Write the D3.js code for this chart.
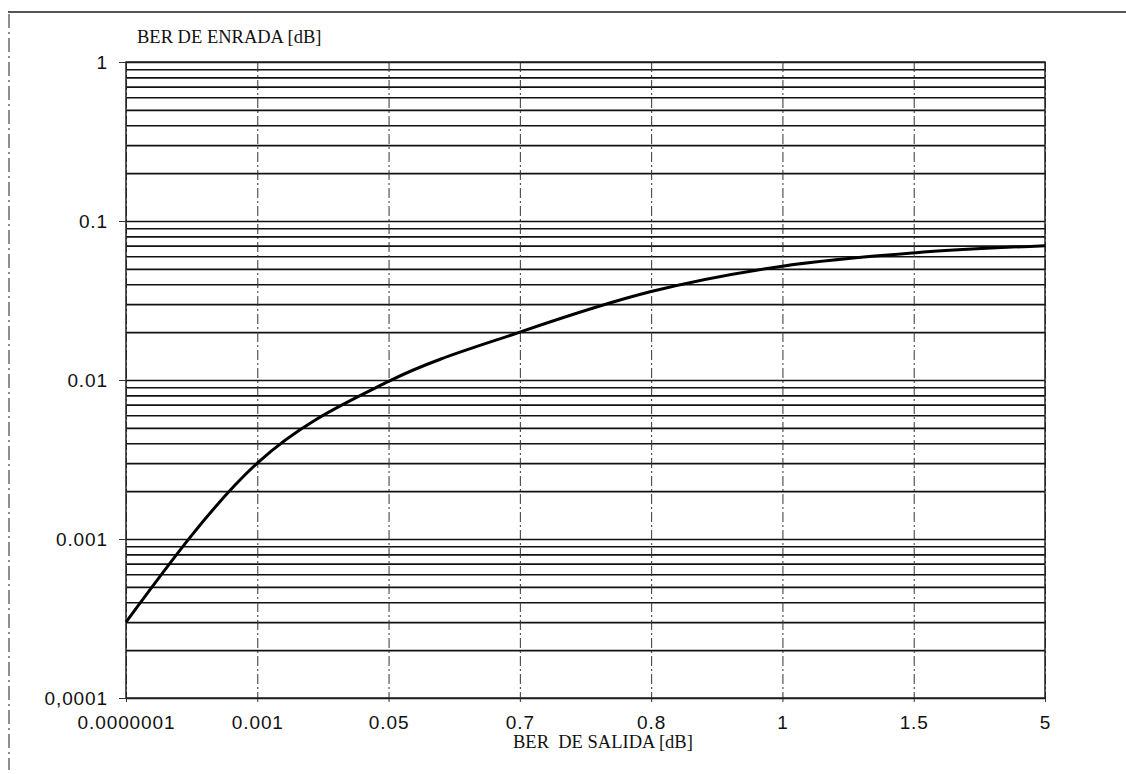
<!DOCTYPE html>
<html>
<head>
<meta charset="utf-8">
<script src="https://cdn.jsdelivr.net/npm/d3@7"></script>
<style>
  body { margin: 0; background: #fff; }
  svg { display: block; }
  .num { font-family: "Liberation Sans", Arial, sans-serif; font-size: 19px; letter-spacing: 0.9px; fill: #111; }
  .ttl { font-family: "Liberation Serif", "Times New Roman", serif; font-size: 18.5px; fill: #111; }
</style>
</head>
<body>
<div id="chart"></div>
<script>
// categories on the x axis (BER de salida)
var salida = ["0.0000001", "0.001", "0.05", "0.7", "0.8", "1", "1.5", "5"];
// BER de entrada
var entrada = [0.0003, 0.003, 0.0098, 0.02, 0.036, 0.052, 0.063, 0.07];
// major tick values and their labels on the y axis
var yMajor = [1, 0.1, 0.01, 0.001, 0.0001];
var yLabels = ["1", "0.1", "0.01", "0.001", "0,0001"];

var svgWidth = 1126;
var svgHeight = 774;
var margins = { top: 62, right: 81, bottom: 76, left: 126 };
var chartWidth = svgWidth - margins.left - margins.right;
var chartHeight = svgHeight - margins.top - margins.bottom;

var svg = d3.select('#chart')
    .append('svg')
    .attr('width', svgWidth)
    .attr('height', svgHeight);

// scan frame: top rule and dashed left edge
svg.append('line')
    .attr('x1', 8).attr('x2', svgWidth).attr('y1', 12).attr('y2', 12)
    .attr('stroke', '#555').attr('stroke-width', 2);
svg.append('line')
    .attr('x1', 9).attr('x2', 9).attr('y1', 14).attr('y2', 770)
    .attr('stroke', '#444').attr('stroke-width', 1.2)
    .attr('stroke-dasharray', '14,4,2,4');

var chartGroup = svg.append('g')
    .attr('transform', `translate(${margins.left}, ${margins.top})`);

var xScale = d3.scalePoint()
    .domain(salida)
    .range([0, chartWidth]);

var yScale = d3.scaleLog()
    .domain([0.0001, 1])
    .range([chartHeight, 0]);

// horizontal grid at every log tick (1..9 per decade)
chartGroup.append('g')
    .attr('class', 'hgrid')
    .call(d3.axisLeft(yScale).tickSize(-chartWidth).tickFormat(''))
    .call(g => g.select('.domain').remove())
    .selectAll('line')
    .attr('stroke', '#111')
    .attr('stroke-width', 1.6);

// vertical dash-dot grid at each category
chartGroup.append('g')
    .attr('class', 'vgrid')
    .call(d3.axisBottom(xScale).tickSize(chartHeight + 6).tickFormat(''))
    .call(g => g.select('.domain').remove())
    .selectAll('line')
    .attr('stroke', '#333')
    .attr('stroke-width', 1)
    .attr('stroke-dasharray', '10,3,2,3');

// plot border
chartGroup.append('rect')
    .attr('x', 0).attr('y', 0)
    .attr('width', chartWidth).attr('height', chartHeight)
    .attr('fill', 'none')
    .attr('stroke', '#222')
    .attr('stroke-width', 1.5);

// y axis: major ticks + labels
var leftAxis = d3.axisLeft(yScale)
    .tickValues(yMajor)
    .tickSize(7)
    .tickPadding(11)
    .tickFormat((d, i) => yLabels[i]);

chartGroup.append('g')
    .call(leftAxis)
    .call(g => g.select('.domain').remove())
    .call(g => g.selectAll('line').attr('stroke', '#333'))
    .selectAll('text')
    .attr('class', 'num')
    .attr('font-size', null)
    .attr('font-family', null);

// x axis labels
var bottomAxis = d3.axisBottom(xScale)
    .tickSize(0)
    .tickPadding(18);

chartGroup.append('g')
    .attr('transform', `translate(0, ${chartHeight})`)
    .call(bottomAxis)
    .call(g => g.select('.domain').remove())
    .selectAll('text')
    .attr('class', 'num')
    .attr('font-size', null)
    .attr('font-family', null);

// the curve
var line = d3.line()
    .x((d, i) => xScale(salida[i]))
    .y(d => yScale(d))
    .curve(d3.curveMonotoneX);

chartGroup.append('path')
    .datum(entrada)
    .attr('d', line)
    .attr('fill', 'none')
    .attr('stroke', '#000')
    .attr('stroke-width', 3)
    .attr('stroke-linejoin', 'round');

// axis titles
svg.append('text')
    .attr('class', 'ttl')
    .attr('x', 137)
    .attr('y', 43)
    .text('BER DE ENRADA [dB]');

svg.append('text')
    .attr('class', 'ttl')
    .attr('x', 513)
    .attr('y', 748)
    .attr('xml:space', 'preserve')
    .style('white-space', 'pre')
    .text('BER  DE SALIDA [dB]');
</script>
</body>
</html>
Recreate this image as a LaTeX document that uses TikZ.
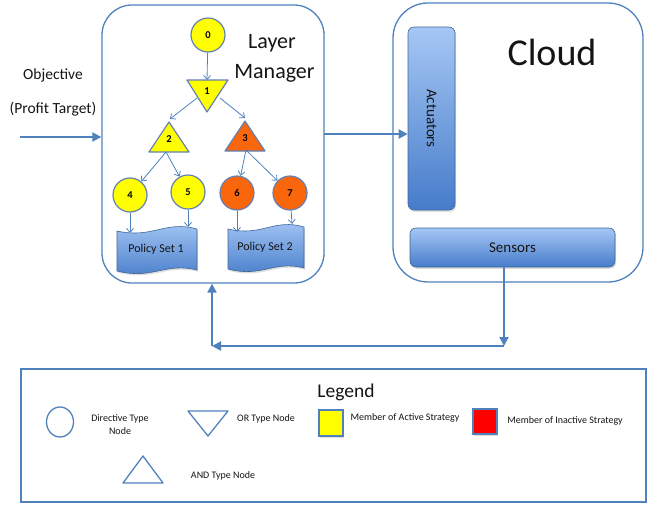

· · · · · · ·

WHAT YOU ARE ASKED TO DO ::
Transcribe every record above exactly, leaving out the pictures.

PROBLEM SOLUTION ::
Write the D3.js code for this chart.
<!DOCTYPE html>
<html>
<head>
<meta charset="utf-8">
<script src="https://cdn.jsdelivr.net/npm/d3@7"></script>
<style>
  body { margin: 0; background: #fff; }
  svg { display: block; }
  .num { font-family: "Liberation Sans", Arial, sans-serif; font-size: 19px; letter-spacing: 0.9px; fill: #111; }
  .ttl { font-family: "Liberation Serif", "Times New Roman", serif; font-size: 18.5px; fill: #111; }
</style>
</head>
<body>
<div id="chart"></div>
<script>
// categories on the x axis (BER de salida)
var salida = ["0.0000001", "0.001", "0.05", "0.7", "0.8", "1", "1.5", "5"];
// BER de entrada
var entrada = [0.0003, 0.003, 0.0098, 0.02, 0.036, 0.052, 0.063, 0.07];
// major tick values and their labels on the y axis
var yMajor = [1, 0.1, 0.01, 0.001, 0.0001];
var yLabels = ["1", "0.1", "0.01", "0.001", "0,0001"];

var svgWidth = 1126;
var svgHeight = 774;
var margins = { top: 62, right: 81, bottom: 76, left: 126 };
var chartWidth = svgWidth - margins.left - margins.right;
var chartHeight = svgHeight - margins.top - margins.bottom;

var svg = d3.select('#chart')
    .append('svg')
    .attr('width', svgWidth)
    .attr('height', svgHeight);

// scan frame: top rule and dashed left edge
svg.append('line')
    .attr('x1', 8).attr('x2', svgWidth).attr('y1', 12).attr('y2', 12)
    .attr('stroke', '#555').attr('stroke-width', 2);
svg.append('line')
    .attr('x1', 9).attr('x2', 9).attr('y1', 14).attr('y2', 770)
    .attr('stroke', '#444').attr('stroke-width', 1.2)
    .attr('stroke-dasharray', '14,4,2,4');

var chartGroup = svg.append('g')
    .attr('transform', `translate(${margins.left}, ${margins.top})`);

var xScale = d3.scalePoint()
    .domain(salida)
    .range([0, chartWidth]);

var yScale = d3.scaleLog()
    .domain([0.0001, 1])
    .range([chartHeight, 0]);

// horizontal grid at every log tick (1..9 per decade)
chartGroup.append('g')
    .attr('class', 'hgrid')
    .call(d3.axisLeft(yScale).tickSize(-chartWidth).tickFormat(''))
    .call(g => g.select('.domain').remove())
    .selectAll('line')
    .attr('stroke', '#111')
    .attr('stroke-width', 1.6);

// vertical dash-dot grid at each category
chartGroup.append('g')
    .attr('class', 'vgrid')
    .call(d3.axisBottom(xScale).tickSize(chartHeight + 6).tickFormat(''))
    .call(g => g.select('.domain').remove())
    .selectAll('line')
    .attr('stroke', '#333')
    .attr('stroke-width', 1)
    .attr('stroke-dasharray', '10,3,2,3');

// plot border
chartGroup.append('rect')
    .attr('x', 0).attr('y', 0)
    .attr('width', chartWidth).attr('height', chartHeight)
    .attr('fill', 'none')
    .attr('stroke', '#222')
    .attr('stroke-width', 1.5);

// y axis: major ticks + labels
var leftAxis = d3.axisLeft(yScale)
    .tickValues(yMajor)
    .tickSize(7)
    .tickPadding(11)
    .tickFormat((d, i) => yLabels[i]);

chartGroup.append('g')
    .call(leftAxis)
    .call(g => g.select('.domain').remove())
    .call(g => g.selectAll('line').attr('stroke', '#333'))
    .selectAll('text')
    .attr('class', 'num')
    .attr('font-size', null)
    .attr('font-family', null);

// x axis labels
var bottomAxis = d3.axisBottom(xScale)
    .tickSize(0)
    .tickPadding(18);

chartGroup.append('g')
    .attr('transform', `translate(0, ${chartHeight})`)
    .call(bottomAxis)
    .call(g => g.select('.domain').remove())
    .selectAll('text')
    .attr('class', 'num')
    .attr('font-size', null)
    .attr('font-family', null);

// the curve
var line = d3.line()
    .x((d, i) => xScale(salida[i]))
    .y(d => yScale(d))
    .curve(d3.curveMonotoneX);

chartGroup.append('path')
    .datum(entrada)
    .attr('d', line)
    .attr('fill', 'none')
    .attr('stroke', '#000')
    .attr('stroke-width', 3)
    .attr('stroke-linejoin', 'round');

// axis titles
svg.append('text')
    .attr('class', 'ttl')
    .attr('x', 137)
    .attr('y', 43)
    .text('BER DE ENRADA [dB]');

svg.append('text')
    .attr('class', 'ttl')
    .attr('x', 513)
    .attr('y', 748)
    .attr('xml:space', 'preserve')
    .style('white-space', 'pre')
    .text('BER  DE SALIDA [dB]');
</script>
</body>
</html>
Recreate this image as a LaTeX document that uses TikZ.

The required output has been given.